Wow, that went quickly! Everyone keeps asking me how it’s going so I thought I would share what I’ve learned in my first fortnight of self-employment.
1. The ATO doesn’t know what blogging means, which Is probably why it took almost a month and two calls from my accountant (she’s awesome) to finally get my ABN.
2. Self-employment doesn’t mean daytime TV and sleep-ins. In fact I haven’t had a sleep-in since I left the day job, despite promising myself an entire week off. Ah well, a busy self-employed person is a happy one, surely?!
3. When one door closes, others open. In my case, this seemed to happen straight away. Like, as soon as I left the building! I’m offering my writing, editing and social media services on the side (a girl cannot live on blog alone. Well, not right away anyway, and not when you have a wedding to pay for and a shopping habit) and I’ve been so busy with enquiries I’m going to have to work out how much time to dedicate to what and how to keep on top of it all.
4. I need to get organised and FAST. I need to remember to invoice people and keep receipts and get back to multiple people about multiple things, all of which are my problem and my problem alone. I no longer have anyone to delegate to.

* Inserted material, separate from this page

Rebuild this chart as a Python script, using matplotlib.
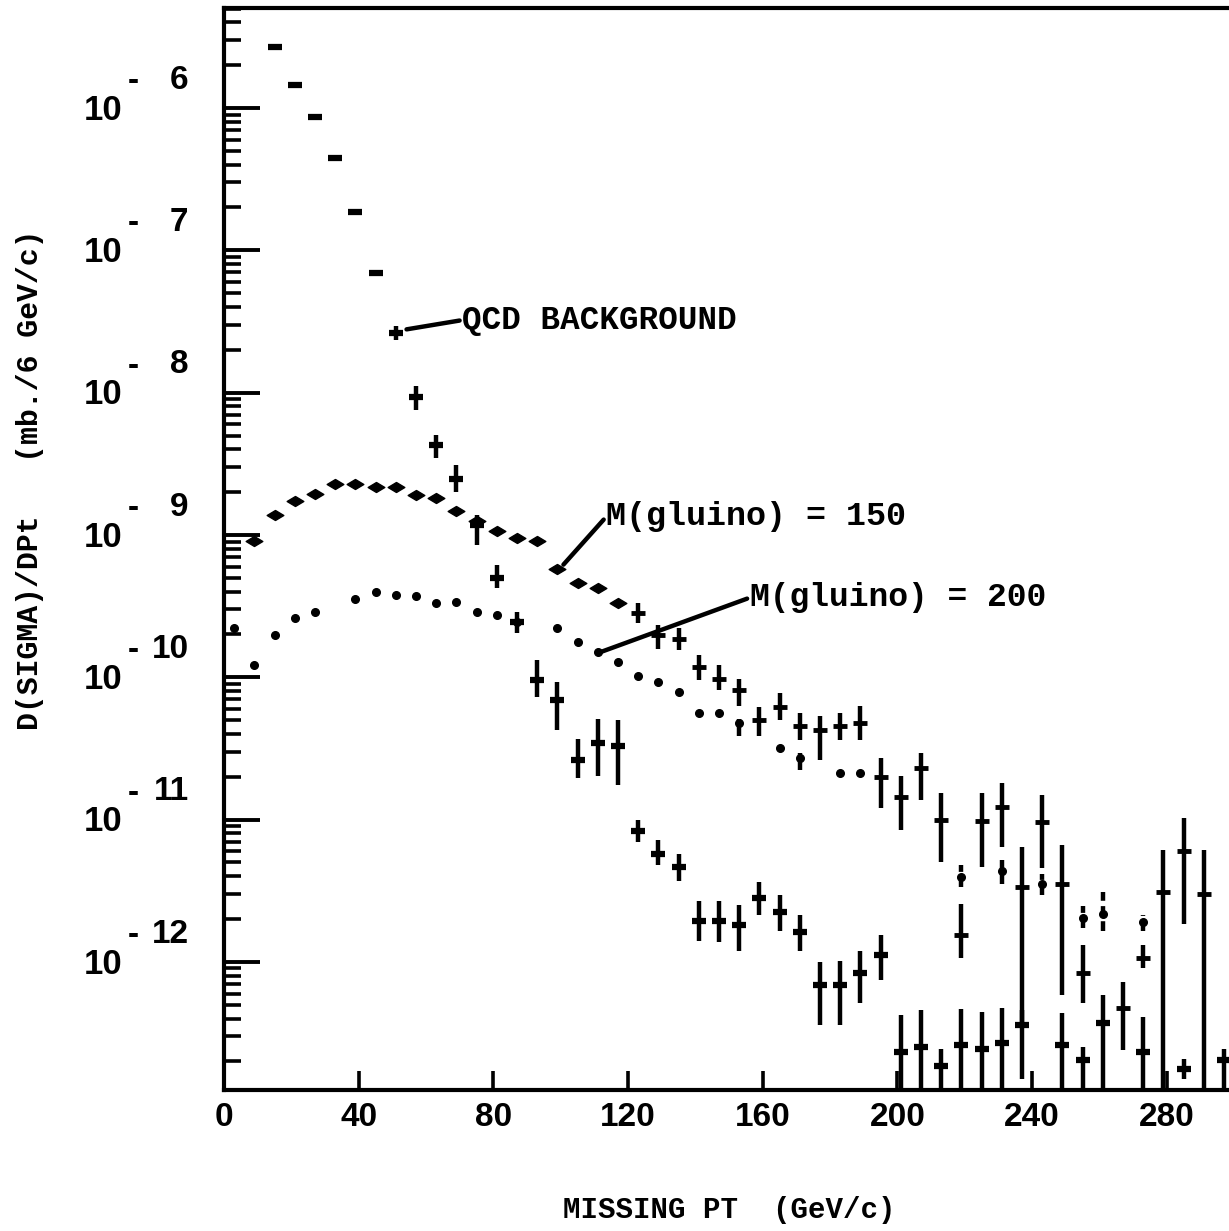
"""Missing-pT spectrum: QCD background vs gluino signals (scan recreation)."""

import numpy as np
import matplotlib

matplotlib.use("Agg")

import matplotlib.pyplot as plt
from matplotlib.path import Path
from matplotlib.ticker import LogLocator, MultipleLocator, NullFormatter


# bin centres (GeV/c) and log10 of dsigma/dpt
qcd_pt = [15, 21, 27, 33, 39, 45, 51, 57, 63, 69, 75, 81, 87, 93, 99, 105,
          111, 117, 123, 129, 135, 141, 147, 153, 159, 165, 171, 177, 183,
          189, 195, 201, 207, 213, 219, 225, 231, 237, 249, 255, 261, 273,
          285, 297]
qcd_log = [-5.57, -5.84, -6.06, -6.35, -6.73, -7.16, -7.58, -8.03, -8.37,
           -8.61, -8.93, -9.30, -9.61, -10.02, -10.16, -10.58, -10.46, -10.48,
           -11.08, -11.24, -11.33, -11.71, -11.71, -11.74, -11.55, -11.65,
           -11.79, -12.16, -12.16, -12.08, -11.95, -12.63, -12.60, -12.73,
           -12.58, -12.61, -12.57, -12.44, -12.58, -12.69, -12.43, -12.63,
           -12.75, -12.69]
qcd_log_hi = [-5.57, -5.84, -6.06, -6.35, -6.73, -7.16, -7.53, -7.95, -8.30,
              -8.51, -8.86, -9.21, -9.54, -9.88, -10.03, -10.43, -10.29,
              -10.30, -11.00, -11.14, -11.24, -11.57, -11.57, -11.60, -11.44,
              -11.53, -11.67, -12.00, -11.99, -11.92, -11.81, -12.37, -12.34,
              -12.61, -12.33, -12.35, -12.32, -12.34, -12.36, -12.60, -12.23,
              -12.39, -12.68, -12.61]
qcd_log_lo = [-5.57, -5.84, -6.06, -6.35, -6.73, -7.16, -7.63, -8.12, -8.46,
              -8.70, -9.07, -9.37, -9.69, -10.14, -10.37, -10.71, -10.69,
              -10.76, -11.16, -11.32, -11.43, -11.85, -11.86, -11.92, -11.67,
              -11.78, -11.92, -12.44, -12.44, -12.29, -12.13, -13.5, -13.5,
              -13.5, -13.5, -13.5, -13.5, -12.82, -13.5, -13.5, -13.5, -13.5,
              -12.82, -13.5]

g150_pt = [9, 15, 21, 27, 33, 39, 45, 51, 57, 63, 69, 75, 81, 87, 93, 99, 105,
           111, 117, 123, 129, 135, 141, 147, 153, 159, 165, 171, 177, 183,
           189, 195, 201, 207, 213, 219, 225, 231, 237, 243, 249, 255, 267,
           273, 279, 285, 291]
g150_log = [-9.04, -8.86, -8.76, -8.71, -8.64, -8.64, -8.66, -8.66, -8.72,
            -8.74, -8.83, -8.90, -8.97, -9.02, -9.04, -9.24, -9.34, -9.37,
            -9.48, -9.55, -9.70, -9.73, -9.93, -10.01, -10.09, -10.30, -10.21,
            -10.34, -10.37, -10.34, -10.32, -10.70, -10.84, -10.64, -11.00,
            -11.81, -11.01, -10.91, -11.47, -11.02, -11.45, -12.08, -12.32,
            -11.97, -11.51, -11.22, -11.52]
g150_log_hi = [-9.04, -8.86, -8.76, -8.71, -8.64, -8.64, -8.66, -8.66, -8.72,
               -8.74, -8.83, -8.90, -8.97, -9.02, -9.04, -9.24, -9.34, -9.37,
               -9.48, -9.48, -9.63, -9.65, -9.84, -9.91, -10.01, -10.21,
               -10.11, -10.25, -10.27, -10.25, -10.20, -10.57, -10.69, -10.53,
               -10.81, -11.59, -10.81, -10.74, -11.19, -10.83, -11.18, -11.88,
               -12.14, -11.88, -11.21, -10.99, -11.21]
g150_log_lo = [-9.04, -8.86, -8.76, -8.71, -8.64, -8.64, -8.66, -8.66, -8.72,
               -8.74, -8.83, -8.90, -8.97, -9.02, -9.04, -9.24, -9.34, -9.37,
               -9.48, -9.62, -9.80, -9.81, -10.02, -10.09, -10.20, -10.41,
               -10.30, -10.44, -10.58, -10.44, -10.44, -10.92, -11.07, -10.86,
               -11.30, -11.97, -11.33, -11.19, -12.44, -11.34, -12.23, -12.29,
               -12.62, -12.04, -13.5, -11.73, -13.5]

g200_pt = [3, 9, 15, 21, 27, 39, 45, 51, 57, 63, 69, 75, 81, 87, 99, 105, 111,
           117, 123, 129, 135, 141, 147, 153, 165, 171, 183, 189, 219, 231,
           243, 255, 261, 273]
g200_log = [-9.65, -9.91, -9.70, -9.58, -9.54, -9.45, -9.40, -9.42, -9.43,
            -9.48, -9.47, -9.54, -9.56, -9.61, -9.65, -9.75, -9.82, -9.89,
            -9.99, -10.03, -10.10, -10.25, -10.25, -10.32, -10.50, -10.57,
            -10.67, -10.67, -11.40, -11.36, -11.45, -11.69, -11.66, -11.72]
g200_log_hi = [-9.65, -9.91, -9.70, -9.58, -9.54, -9.45, -9.40, -9.42, -9.43,
               -9.48, -9.47, -9.54, -9.56, -9.61, -9.65, -9.75, -9.82, -9.89,
               -9.99, -10.03, -10.10, -10.25, -10.25, -10.29, -10.50, -10.53,
               -10.67, -10.67, -11.32, -11.28, -11.38, -11.61, -11.51, -11.67]
g200_log_lo = [-9.65, -9.91, -9.70, -9.58, -9.54, -9.45, -9.40, -9.42, -9.43,
               -9.48, -9.47, -9.54, -9.56, -9.61, -9.65, -9.75, -9.82, -9.89,
               -9.99, -10.03, -10.10, -10.25, -10.25, -10.41, -10.50, -10.65,
               -10.67, -10.67, -11.47, -11.45, -11.53, -11.76, -11.78, -11.78]

decades = [6, 7, 8, 9, 10, 11, 12]
x_ticks = [0, 40, 80, 120, 160, 200, 240, 280]

N_DIAMOND = 19  # gluino-150 points drawn as diamonds before the crosses start

MONO = "Liberation Mono"
SANS = "Liberation Sans"

DIAMOND = Path([(-1, 0), (0, 0.6), (1, 0), (0, -0.6), (-1, 0)],
               [Path.MOVETO, Path.LINETO, Path.LINETO, Path.LINETO, Path.CLOSEPOLY])


def _series(pt, val, hi, lo):
    """Turn log10 readings into linear values and error offsets."""
    y = 10 ** np.array(val)
    err = [y - 10 ** np.array(lo), 10 ** np.array(hi) - y]
    return np.array(pt), y, err


fig = plt.figure(figsize=(12.29, 12.31), dpi=100)
ax = fig.add_axes([224 / 1229, 1 - 1090 / 1231, 1010 / 1229, 1082 / 1231])
ax.set_yscale("log")
ax.set_xlim(0, 300)
ax.set_ylim(10 ** -12.8995, 10 ** -5.2973)

# QCD background
x, y, err = _series(qcd_pt, qcd_log, qcd_log_hi, qcd_log_lo)
ax.errorbar(x, y, yerr=err, fmt="_", color="black", ms=10, mew=4.5,
            elinewidth=3.2, capsize=0, clip_on=True)

# gluino 150: diamonds, then crosses with bars
x, y, err = _series(g150_pt, g150_log, g150_log_hi, g150_log_lo)
ax.plot(x[:N_DIAMOND], y[:N_DIAMOND], linestyle="none", marker=DIAMOND,
        ms=12, color="black")
ax.errorbar(x[N_DIAMOND:], y[N_DIAMOND:],
            yerr=[err[0][N_DIAMOND:], err[1][N_DIAMOND:]], fmt="_",
            color="black", ms=10, mew=3.5, elinewidth=3.2, capsize=0)

# gluino 200: small marks, broken bars
x, y, err = _series(g200_pt, g200_log, g200_log_hi, g200_log_lo)
_, _, bars = ax.errorbar(x, y, yerr=err, fmt="o", color="black", ms=5.5,
                         elinewidth=3.2, capsize=0)
bars[0].set_linestyle((0, (2.2, 1.2)))

# axes frame
for side in ("left", "top", "bottom"):
    ax.spines[side].set_linewidth(3)
ax.spines["right"].set_visible(False)

ax.yaxis.set_major_locator(LogLocator(base=10))
ax.yaxis.set_minor_locator(LogLocator(base=10, subs=np.arange(2, 10)))
ax.yaxis.set_major_formatter(NullFormatter())
ax.yaxis.set_minor_formatter(NullFormatter())
ax.tick_params(axis="y", which="major", direction="in", length=26, width=2.8,
               left=True, right=False)
ax.tick_params(axis="y", which="minor", direction="in", length=12, width=2.6,
               left=True, right=False)

ax.set_xticks(x_ticks)
ax.xaxis.set_minor_locator(MultipleLocator(1000))
ax.tick_params(axis="x", which="major", direction="in", length=14, width=2.6,
               top=False, pad=9)
ax.set_xticklabels([str(t) for t in x_ticks], fontfamily=SANS,
                   fontweight="bold", fontsize=24)

# y tick labels drawn as 10 with a detached raised exponent
for d in decades:
    yy = 10.0 ** -d
    ax.annotate("10", xy=(0, yy), xycoords=("axes fraction", "data"),
                xytext=(-73.5, -1.5), textcoords="offset points",
                ha="right", va="center", fontfamily=SANS,
                fontweight="bold", fontsize=25)
    ax.annotate("-", xy=(0, yy), xycoords=("axes fraction", "data"),
                xytext=(-69, 19), textcoords="offset points",
                ha="left", va="center", fontfamily=SANS,
                fontweight="bold", fontsize=24)
    ax.annotate(str(d), xy=(0, yy), xycoords=("axes fraction", "data"),
                xytext=(-25.5, 20), textcoords="offset points",
                ha="right", va="center", fontfamily=SANS,
                fontweight="bold", fontsize=24)

ax.set_xlabel("MISSING PT  (GeV/c)", fontfamily=MONO, fontweight="bold",
              fontsize=21, labelpad=45)
fig.text(30 / 1229, 1 - 480 / 1231, "D(SIGMA)/DPt   (mb./6 GeV/c)",
         rotation=90, ha="center", va="center", fontfamily=MONO,
         fontweight="bold", fontsize=21.5)

line = dict(arrowstyle="-", lw=3.2, color="black", shrinkA=0, shrinkB=3,
            relpos=(0, 0.5))
ax.annotate("QCD BACKGROUND", xy=(53, 10 ** -7.56), xytext=(70.8, 10 ** -7.49),
            ha="left", va="center", fontfamily=MONO, fontweight="bold",
            fontsize=23.5, arrowprops=line)
ax.annotate("M(gluino) = 150", xy=(100, 10 ** -9.23),
            xytext=(113.6, 10 ** -8.87), ha="left", va="center",
            fontfamily=MONO, fontweight="bold", fontsize=24, arrowprops=line)
ax.annotate("M(gluino) = 200", xy=(111, 10 ** -9.83),
            xytext=(156.2, 10 ** -9.44), ha="left", va="center",
            fontfamily=MONO, fontweight="bold", fontsize=23.8, arrowprops=line)

fig.savefig("out.png", dpi=100)
plt.close(fig)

5. My to-do list keeps getting longer, no matter how many things I cross off it.
6. I have to value my time, work out what to charge for it and what to say no to.
7. A lot of other self-employed people make out it is this terrible, stressful chore to work for yourself with no redeeming features. I have to say, and I know I’m new to this, I think that’s rubbish. I wish self-employed people didn’t feel they had to prove how hard they work. In general, people don’t really care, so just get on with what you do and stop trying to prove yourself to people who aren’t even paying attention. Working for yourself is hard, of course, but you are your own boss and the efforts you put in ultimately benefit you, the money you make is yours (and the tax man’s) and, hopefully, you’ve chosen to do something you LOVE. Otherwise, why wouldn’t you go back to being an employee?
8. A lot of people hate bloggers. Hate’s a horrible big word but there is definitely a strong sentiment out there that we have no right to be paid for what we do. As a former journalist I find this bizarre. Other online publications (let’s call them websites, not blogs) have been profitable for years. They are not run as charities just because you can read them for free. Do you think advertisers on these websites don’t get ‘added value’ editorial/advertorial opportunities when they cough up ad dollars? And of course they do cough up ad dollars. The same goes in print magazines too. Trust me, as a journalist of 13 years, I know! I can’t help but think a lot of the nasty anti-blog sentiment has to do with a level of envy of people who get to do, and write about, what they love. It is great but there’s a lot of hard work too (for me, up until now, on top of a full-time job). Oh no! I’m falling into the trap of feeling I need to justify how hard I work (see point 7 above)!
9. People don’t understand (and why should they?) how you can make money from blogging and it’s something I get asked a lot. Those who know me couldn’t be more excited for my new journey. Those who don’t, and who aren’t familiar with how it works, try to disguise a look of horror. I’m going to be a blogger?! Not a sensible safe job (oh the irony) like a print magazine editor (from which I was recently retrenched). Rest assured people, if I didn’t think it was possible, I wouldn’t be doing it. I have a wedding to pay for! I will make this work!
10. Excuse (and indulge) me if I sound naive and in the honeymoon period (but really, when does the sleeping in and daytime TV watching start?) but right now, however busy and confused and worried about unpredictable income I am, deep down, I know if I can make this work I’ll be the happiest girl in the world.